An answer came from above and behind him where, unbeknownst to him until that moment, the third warder hovered. “The rekkot was untagged,” it explained, again in Seldon’s voice, as O’Keefe, surprised, whirled to face it. “It was not a mature specimen. The animal is new to the estate, and as it is male it probably wandered into this area attempting to carve out a new territory for itself. That is why it was not detected long before it approached. And as it attempted to attack you, it is either too young to have been inculcated to refrain from such behavior or for some reason, the highest probabilities being disease or extreme hunger, it has lost its fear of humans. In either case it must be tagged and monitored.”

“So you keep track of the wildlife around here, too.” O’Keefe said incredulously, his mind still trying to come to grips with the fact that so large a predator had not been a fully grown adult. “I guess in addition to everything else you’re a park ranger. Is there anything you don’t do?”

“No, I am not a park ranger, as you so pithily put it,” the warder intoned as it lazily descended, stopping just at O’Keefe’s eye level. “The rekkot will be tagged with a monitor that uploads information to the Wildlife Bureau Network. A summary of our encounter with it has already been transmitted. For the foreseeable future the network will record the rekkot’s movements and study its behavior, watching for any further attacks or depredations. Should they occur, the appropriate actions will be taken.”

“Is taking ‘appropriate actions’ a euphemism for killing it?” O’Keefe asked. He didn’t particularly care one way or the other whether or not the beast had been hurt, but at the moment extermination seemed rather harsh, especially considering that the big predator’s intention to make him dinner had been thwarted with such ease. But beyond that he was interested to see just how humane the judgmental Akadeans and their hardware actually were when faced with a potential threat to life. Their reactions, as played out by their mechanical servants, might give him some insight into what kind of treatment he could expect to receive over the course of a long lifetime in their care, a lifetime which could conceivably offer nothing more than the benevolent confinement he was now enduring.
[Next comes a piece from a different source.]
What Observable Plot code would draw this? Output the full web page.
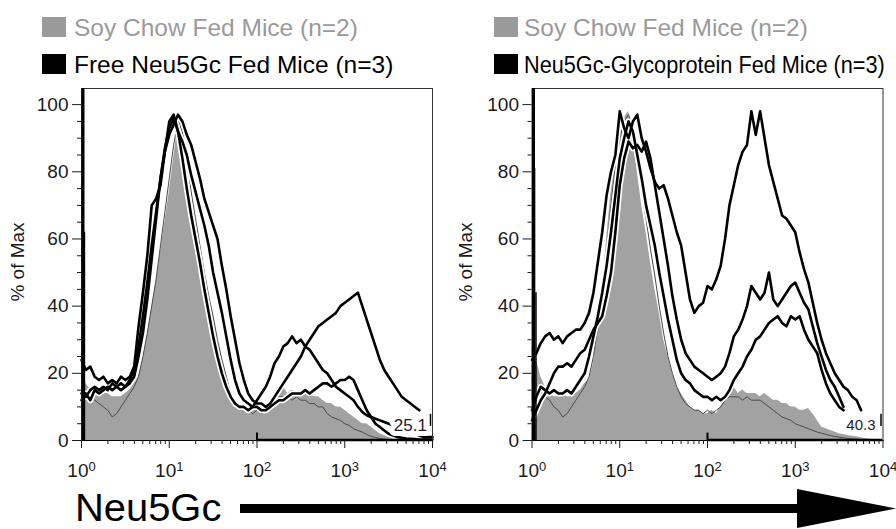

“It will not be euthanized unless it is ascertained that the animal is terminally diseased or mentally unbalanced in a way that is beyond our ken,” Seldon answered with all the dispassion that filled her digital heart. “If the rekkot presents further threats to humans, it will first be captured. Then it will be habituated to give humans a wide berth before it is released, at which point it may be relocated as well. Would you be more comfortable if it were to be killed?”

“Excuse me?” O’Keefe asked. The question had caught him off guard. Seldon was a computer; a very sophisticated computer to be sure, but nevertheless a machine that did only what it was programmed to do. Why would anyone with access to Seldon’s programming be interested in his attitude toward an oversized grizzly bear? As quickly as the thought raced across his neurons, understanding flared in his brain like the bloom of flames from a napalm strike. In the same way he had been interested in the Akadean reaction to the attack, Seldon was interested in his own response—an aberrant’s response—to that same attack and for exactly the same reasons. He was not merely being detained and spied on; he was being studied just as surely as if he were a rat in a maze, and Seldon was the entity entrusted with compiling the results. Once again, it seemed clear that the Akadeans, beneath all their hospitality and medical concern, truly saw him merely as they would a chimpanzee in a laboratory—a quasi-human fit for nothing more than experiments overseen by an elephantine electronic calculator. The thought was enough to make him biliously nauseated.